In what should be a competitive race with Miguel Rojas for the Opening Day nod, let’s take a look at what Riddle can bring to the Marlins in 2019.

How did he get here? Selected by Marlins in 13th round of 2013 draft

2018 MLB Stats: .231/.277/.377, 9 HR, 36 RBI in 102 G

ZiPS 2019 Projection: .245/.286/.371, 9 HR, 48 RBI, in 119 G

While no single tool or measure of production stands out as above average, there is something comforting about Riddle’s career 2 Wins Above Replacement (WAR) and 13 Defensive Runs Saved. Meanwhile, the lineup around him is highly reliant on players with less major league success or veterans who may be over the hill.
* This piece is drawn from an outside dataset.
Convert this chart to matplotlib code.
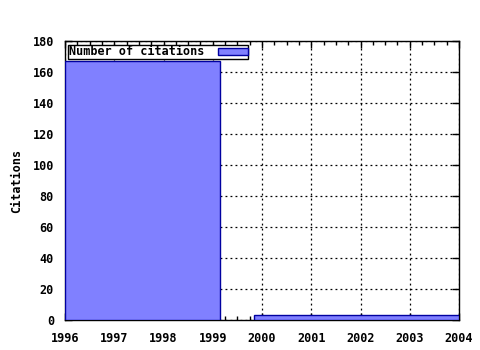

The Marlins would value consistency from their shortstop. With Riddle manning the 6-hole defensively, the Marlins know what they are receiving on the regular, with little to no variability in performance.

Additionally, some believe that his ceiling has not yet been reached. With certain adjustments at the plate, Riddle could still emerge as a long-term answer at short for an organization that is severely lacking talent at that position. The Marlins think highly of infielders José Devers and Osiris Johnson, but both of their ETAs are at minimum two years away and should not be counted on until at least 2021.

What needs to happen for Riddle to take that next step?

The answer is found in years of scouting reports that pegged Riddle as a potential everyday shortstop. Research back to Riddle’s early reports in pro ball and the common thought shared by evaluators was that his sneaky gap and pull power could take his profile to a different tier. Developing a glove-first shortstop and unlocking additional slugging would be a significant success for Gary Denbo and company.

Miami Marlins v Washington Nationals Photo by Rob Carr/Getty Images

It seems that Riddle began tapping into his power in 2018, hitting a home run in approximately every 34 at-bats; a significant increase in production from his 2017 campaign. With that being said, his slugging was otherwise absent. Vast majority of his hits were singles, with Riddle only collecting 10 two-baggers and four triples in 2018.

For Riddle to take the next step in his progression, he needs to produce more consistent power, particularly his gap production. Miami knows what Riddle will yield defensively; it’s now time to see if his bat has enough life to allow him to reach his ceiling.